I’ve often thought that the classic debates about free will suffer from a conflation of causation and necessitation. More generally, it’s often seemed to me that without a generally satisfying theory of causation, we have no reason to be worried that free will is a mere illusion. Since the reality of rational agency — where ‘reality’ is a matter of our reasoning controlling what we do in a way that cannot be explained entirely in terms of non-rational antecedent causes — seems like a necessary condition of our being able to formulate scientific and philosophical theories that stand a decent chance of being true, we would seem to have powerful reason to be skeptical at best of any philosophical or scientific theory that denies the reality of rational agency (this may be the one thing I think Kant got roughly right). When we notice, in addition to this consideration, that philosophers and scientists have arrived at no generally accepted theory of causation, and that many have even gone so far as to deny that science has any need for the concept of a cause at all, it seems even less sensible to get worked up about the possibility that maybe everything each of us does is determined entirely by antecedent causal factors over which our reasoning has no influence whatsoever.
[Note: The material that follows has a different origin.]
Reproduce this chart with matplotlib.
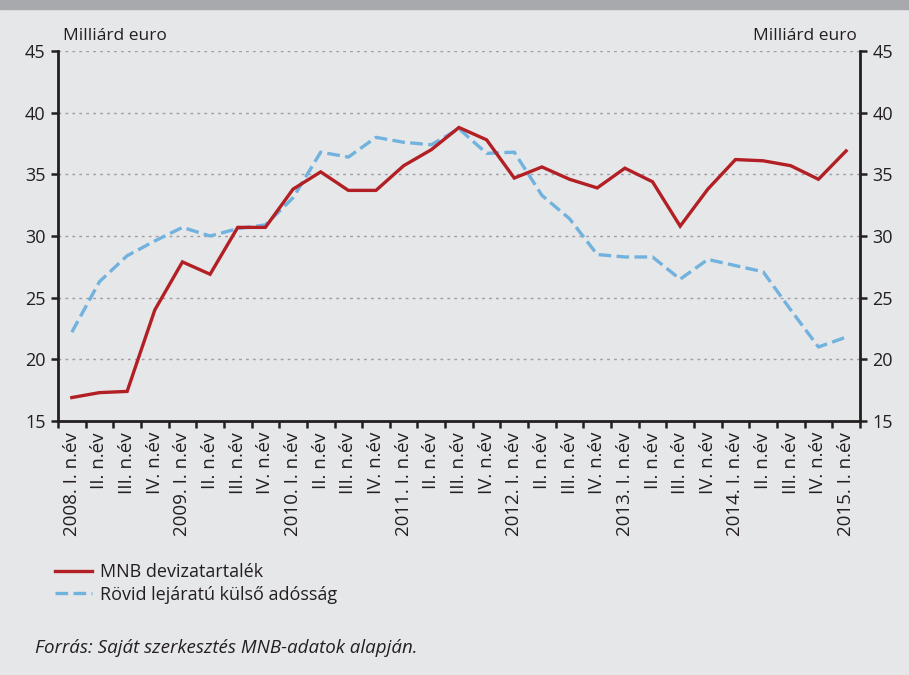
import numpy as np
import matplotlib.pyplot as plt
from matplotlib.lines import Line2D

plt.rcParams['font.family'] = ['Open Sans', 'DejaVu Sans']

years = [2008, 2009, 2010, 2011, 2012, 2013, 2014, 2015]
quarters = ['I.', 'II.', 'III.', 'IV.']

mnb = [16.9, 17.3, 17.4, 24.0, 27.9, 26.9, 30.7, 30.7, 33.8, 35.2,
       33.7, 33.7, 35.7, 37.0, 38.8, 37.8, 34.7, 35.6, 34.6, 33.9,
       35.5, 34.4, 30.8, 33.8, 36.2, 36.1, 35.7, 34.6, 36.9]
rovid = [22.2, 26.3, 28.4, 29.6, 30.7, 30.0, 30.6, 30.9, 33.1, 36.8,
         36.4, 38.0, 37.6, 37.4, 38.7, 36.7, 36.8, 33.3, 31.4, 28.5,
         28.3, 28.3, 26.5, 28.1, 27.6, 27.1, 24.0, 21.0, 21.8]

labels = []
for i in range(len(mnb)):
    y = years[i // 4]
    q = quarters[i % 4]
    if i % 4 == 0:
        labels.append(f'{y}. {q} n.év')
    else:
        labels.append(f'{q} n.év')

bg = '#e6e7e9'
red = '#b21f24'
blue = '#72b2de'
dark = '#231f20'

fig = plt.figure(figsize=(9.09, 6.75), dpi=100, facecolor=bg)
ax = fig.add_axes([0.0638, 0.3763, 0.8822, 0.5481])
ax.set_facecolor(bg)

# grey band on top
fig.patches.append(plt.Rectangle((0, 1 - 9 / 675), 1, 9 / 675, transform=fig.transFigure,
                                 color='#a7a9ac', zorder=0))

x = np.arange(len(mnb))
ax.plot(x, mnb, color=red, lw=2.4, solid_joinstyle='miter', zorder=3)
ax.plot(x, rovid, color=blue, lw=2.4, dashes=(3.8, 1.6), zorder=2)

ax.set_xlim(-0.5, len(mnb) - 0.5)
ax.set_ylim(15, 45)
ax.set_yticks(range(15, 46, 5))
for v in range(20, 46, 5):
    ax.axhline(v, color='#9d9fa2', lw=1, ls=(0, (2, 3)), zorder=1)

ax.set_xticks(x)
ax.set_xticklabels(labels, rotation=90, fontsize=13.5, color=dark)
ax.set_xticks(np.arange(-0.5, len(mnb)), minor=True)
ax.tick_params(axis='x', which='major', length=0, pad=8)
ax.tick_params(axis='x', which='minor', length=5, width=1.8, color=dark, direction='out')
ax.tick_params(axis='y', length=5, width=1.8, color=dark, labelsize=13, labelcolor=dark, pad=4)

for s in ['top', 'right']:
    ax.spines[s].set_visible(False)
for s in ['left', 'bottom']:
    ax.spines[s].set_linewidth(2)
    ax.spines[s].set_color(dark)

ax2 = ax.twinx()
ax2.set_ylim(15, 45)
ax2.set_yticks(range(15, 46, 5))
ax2.tick_params(axis='y', length=5, width=1.8, color=dark, labelsize=13, labelcolor=dark, pad=4)
for s in ['top', 'left', 'bottom']:
    ax2.spines[s].set_visible(False)
ax2.spines['right'].set_linewidth(2)
ax2.spines['right'].set_color(dark)

fig.text(63 / 909, 1 - 36 / 675, 'Milliárd euro', fontsize=12.5, color=dark, va='center', ha='left')
fig.text(857 / 909, 1 - 36 / 675, 'Milliárd euro', fontsize=12.5, color=dark, va='center', ha='right')

handles = [Line2D([], [], color=red, lw=2.4),
           Line2D([], [], color=blue, lw=2.4, dashes=(3.8, 1.6))]
fig.legend(handles, ['MNB devizatartalék', 'Rövid lejáratú külső adósság'],
           loc='upper left', bbox_to_anchor=(55 / 909, 1 - 563 / 675),
           frameon=False, fontsize=13, handlelength=2.05, handletextpad=0.45,
           labelspacing=0.25, borderaxespad=0, borderpad=0, labelcolor=dark)

fig.text(35 / 909, 1 - 648 / 675, 'Forrás: Saját szerkesztés MNB-adatok alapján.',
         fontsize=13.5, style='italic', color=dark, va='center', ha='left')

fig.savefig('out.png', dpi=100, facecolor=bg)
Happily, I’ve just stumbled across a recent paper by Rani Lill Anjum and Stephen Mumford that argues explicitly that we ought to distinguish between causation and necessitation. Unlike some earlier arguments for that claim that I’ve encountered, however, this one sketches out a theory of causation on which we would need to distinguish causation from necessitation quite generally, and not merely as a logical possibility that may, for all we know, be actual in cases of radioactive decay and rational agency. Anjum and Mumford also nicely show how we need not be led to any kind of wild causal indeterminism either. In fact, one of their main claims is that rational agency needs causation, and that we think about free will wrongly if we think that what we need is to escape from causation. What we need instead is to escape from both necessity and randomness, and we can do that, they think, if we adopt a conception of causation as grounded in dispositional tendencies to produce effects. Causation is grounded in causal powers, and rational agency is one special kind of causal power — special in enabling free will, but not special, on their view, in transcending necessitation.
I’m not sure if Anjum and Mumford are right; I’m especially not sure whether their theory meets the objection that they raise against Aristotle and Aquinas, viz. that they resolve dispositional tendencies into conditional necessities (I’m also not sure that Aristotle and Aquinas fall to the objection, or whether it would be a serious problem for them if they did). But I’m intrigued by their account, which is the first thing I’ve read that not only attempts to sever the link between causation and necessitation, but lays out a plausible theory of causation that is not supposed to apply solely to some special class of entities like rational agents or radioactive material.
PoT readers who know the free will and causation literatures better than I do may not be so intrigued or surprised, but it seemed like a safe bet that at least some of you would share my interest.